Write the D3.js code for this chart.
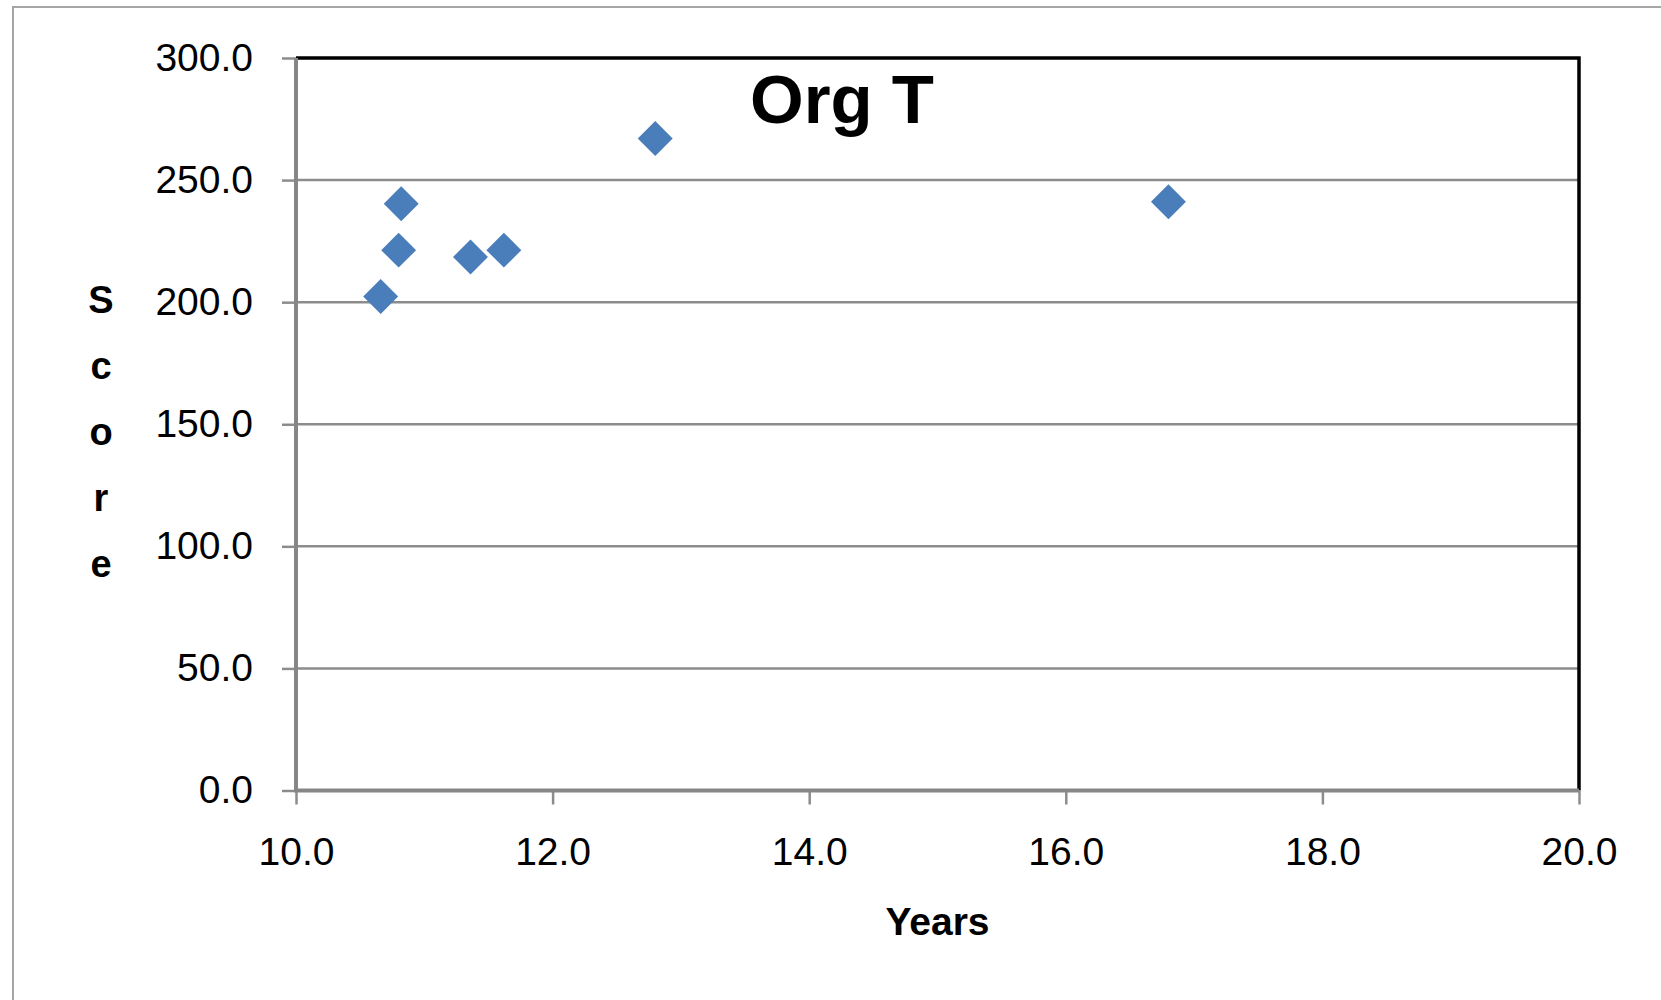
<!DOCTYPE html>
<html>
<head>
<meta charset="utf-8">
<script src="https://cdn.jsdelivr.net/npm/d3@7"></script>
<style>
  body { margin: 0; background: #fff; }
  text { font-family: "Liberation Sans", Arial, sans-serif; fill: #000; }
  .tick text { font-size: 39px; }
</style>
</head>
<body>
<div id="chart"></div>
<script>
// data
const years  = [10.66, 10.82, 10.80, 11.36, 11.62, 12.80, 16.80];
const scores = [202.3, 240.3, 221.3, 218.5, 221.3, 267.0, 241.1];
const xTicks = [10, 12, 14, 16, 18, 20];
const yTicks = [0, 50, 100, 150, 200, 250, 300];
const title = "Org T";
const xLabel = "Years";
const yLabel = "Score";

const W = 1661, H = 1000;
const plot = {left: 296, right: 1579, top: 58, bottom: 790.5};

const svg = d3.select("#chart").append("svg")
    .attr("width", W)
    .attr("height", H);

// outer chart frame (runs off right/bottom edges)
svg.append("rect")
    .attr("x", 13).attr("y", 7)
    .attr("width", W).attr("height", H)
    .attr("fill", "#fff")
    .attr("stroke", "#a6a6a6")
    .attr("stroke-width", 2);

const x = d3.scaleLinear().domain([10, 20]).range([plot.left, plot.right]);
const y = d3.scaleLinear().domain([0, 300]).range([plot.bottom, plot.top]);

// gridlines
svg.append("g")
    .selectAll("line")
    .data(yTicks.filter(d => d > 0 && d < 300))
    .join("line")
    .attr("x1", plot.left).attr("x2", plot.right)
    .attr("y1", d => y(d)).attr("y2", d => y(d))
    .attr("stroke", "#8c8c8c")
    .attr("stroke-width", 2.5);

// top and right border of plot area
svg.append("path")
    .attr("d", `M${plot.left},${plot.top}H${plot.right}V${plot.bottom}`)
    .attr("fill", "none")
    .attr("stroke", "#000")
    .attr("stroke-width", 3.5);

// y axis
const yAxis = d3.axisLeft(y)
    .tickValues(yTicks)
    .tickFormat(d3.format(".1f"))
    .tickSize(14)
    .tickPadding(29);

svg.append("g")
    .attr("transform", `translate(${plot.left},0)`)
    .call(yAxis)
    .call(g => g.select(".domain").remove())
    .call(g => g.selectAll(".tick line").attr("stroke", "#8c8c8c").attr("stroke-width", 2.5))
    .call(g => g.selectAll(".tick text").attr("fill", "#000"));

// x axis
const xAxis = d3.axisBottom(x)
    .tickValues(xTicks)
    .tickFormat(d3.format(".1f"))
    .tickSize(14)
    .tickPadding(33);

svg.append("g")
    .attr("transform", `translate(0,${plot.bottom})`)
    .call(xAxis)
    .call(g => g.select(".domain").remove())
    .call(g => g.selectAll(".tick line").attr("stroke", "#8c8c8c").attr("stroke-width", 2.5))
    .call(g => g.selectAll(".tick text").attr("fill", "#000"));

// axis lines
svg.append("path")
    .attr("d", `M${plot.left},${plot.top}V${plot.bottom}H${plot.right}`)
    .attr("fill", "none")
    .attr("stroke", "#868686")
    .attr("stroke-width", 4);

// points (diamonds)
const pts = years.map((v, i) => ({x: v, y: scores[i]}));
const diamond = d3.symbol(d3.symbolSquare).size(610);

svg.append("g")
    .selectAll("path")
    .data(pts)
    .join("path")
    .attr("d", diamond)
    .attr("transform", d => `translate(${x(d.x)},${y(d.y)}) rotate(45)`)
    .attr("fill", "#4a7ebb");

// title
svg.append("text")
    .attr("x", 842)
    .attr("y", 123)
    .attr("text-anchor", "middle")
    .style("font-size", "69px")
    .style("font-weight", "bold")
    .text(title);

// x label
svg.append("text")
    .attr("x", (plot.left + plot.right) / 2)
    .attr("y", 935)
    .attr("text-anchor", "middle")
    .style("font-size", "39px")
    .style("font-weight", "bold")
    .text(xLabel);

// y label, letters stacked
svg.append("g")
    .selectAll("text")
    .data(yLabel.split(""))
    .join("text")
    .attr("x", 101)
    .attr("y", (d, i) => 313 + i * 66)
    .attr("text-anchor", "middle")
    .style("font-size", "38px")
    .style("font-weight", "bold")
    .text(d => d);
</script>
</body>
</html>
◇ ◇ ◇
#### [THE TASK]
Retype everything in the material word for word, minus pictures.

#### [SOLUTION]
Write the D3.js code for this chart.
<!DOCTYPE html>
<html>
<head>
<meta charset="utf-8">
<script src="https://cdn.jsdelivr.net/npm/d3@7"></script>
<style>
  body { margin: 0; background: #fff; }
  text { font-family: "Liberation Sans", Arial, sans-serif; fill: #000; }
  .tick text { font-size: 39px; }
</style>
</head>
<body>
<div id="chart"></div>
<script>
// data
const years  = [10.66, 10.82, 10.80, 11.36, 11.62, 12.80, 16.80];
const scores = [202.3, 240.3, 221.3, 218.5, 221.3, 267.0, 241.1];
const xTicks = [10, 12, 14, 16, 18, 20];
const yTicks = [0, 50, 100, 150, 200, 250, 300];
const title = "Org T";
const xLabel = "Years";
const yLabel = "Score";

const W = 1661, H = 1000;
const plot = {left: 296, right: 1579, top: 58, bottom: 790.5};

const svg = d3.select("#chart").append("svg")
    .attr("width", W)
    .attr("height", H);

// outer chart frame (runs off right/bottom edges)
svg.append("rect")
    .attr("x", 13).attr("y", 7)
    .attr("width", W).attr("height", H)
    .attr("fill", "#fff")
    .attr("stroke", "#a6a6a6")
    .attr("stroke-width", 2);

const x = d3.scaleLinear().domain([10, 20]).range([plot.left, plot.right]);
const y = d3.scaleLinear().domain([0, 300]).range([plot.bottom, plot.top]);

// gridlines
svg.append("g")
    .selectAll("line")
    .data(yTicks.filter(d => d > 0 && d < 300))
    .join("line")
    .attr("x1", plot.left).attr("x2", plot.right)
    .attr("y1", d => y(d)).attr("y2", d => y(d))
    .attr("stroke", "#8c8c8c")
    .attr("stroke-width", 2.5);

// top and right border of plot area
svg.append("path")
    .attr("d", `M${plot.left},${plot.top}H${plot.right}V${plot.bottom}`)
    .attr("fill", "none")
    .attr("stroke", "#000")
    .attr("stroke-width", 3.5);

// y axis
const yAxis = d3.axisLeft(y)
    .tickValues(yTicks)
    .tickFormat(d3.format(".1f"))
    .tickSize(14)
    .tickPadding(29);

svg.append("g")
    .attr("transform", `translate(${plot.left},0)`)
    .call(yAxis)
    .call(g => g.select(".domain").remove())
    .call(g => g.selectAll(".tick line").attr("stroke", "#8c8c8c").attr("stroke-width", 2.5))
    .call(g => g.selectAll(".tick text").attr("fill", "#000"));

// x axis
const xAxis = d3.axisBottom(x)
    .tickValues(xTicks)
    .tickFormat(d3.format(".1f"))
    .tickSize(14)
    .tickPadding(33);

svg.append("g")
    .attr("transform", `translate(0,${plot.bottom})`)
    .call(xAxis)
    .call(g => g.select(".domain").remove())
    .call(g => g.selectAll(".tick line").attr("stroke", "#8c8c8c").attr("stroke-width", 2.5))
    .call(g => g.selectAll(".tick text").attr("fill", "#000"));

// axis lines
svg.append("path")
    .attr("d", `M${plot.left},${plot.top}V${plot.bottom}H${plot.right}`)
    .attr("fill", "none")
    .attr("stroke", "#868686")
    .attr("stroke-width", 4);

// points (diamonds)
const pts = years.map((v, i) => ({x: v, y: scores[i]}));
const diamond = d3.symbol(d3.symbolSquare).size(610);

svg.append("g")
    .selectAll("path")
    .data(pts)
    .join("path")
    .attr("d", diamond)
    .attr("transform", d => `translate(${x(d.x)},${y(d.y)}) rotate(45)`)
    .attr("fill", "#4a7ebb");

// title
svg.append("text")
    .attr("x", 842)
    .attr("y", 123)
    .attr("text-anchor", "middle")
    .style("font-size", "69px")
    .style("font-weight", "bold")
    .text(title);

// x label
svg.append("text")
    .attr("x", (plot.left + plot.right) / 2)
    .attr("y", 935)
    .attr("text-anchor", "middle")
    .style("font-size", "39px")
    .style("font-weight", "bold")
    .text(xLabel);

// y label, letters stacked
svg.append("g")
    .selectAll("text")
    .data(yLabel.split(""))
    .join("text")
    .attr("x", 101)
    .attr("y", (d, i) => 313 + i * 66)
    .attr("text-anchor", "middle")
    .style("font-size", "38px")
    .style("font-weight", "bold")
    .text(d => d);
</script>
</body>
</html>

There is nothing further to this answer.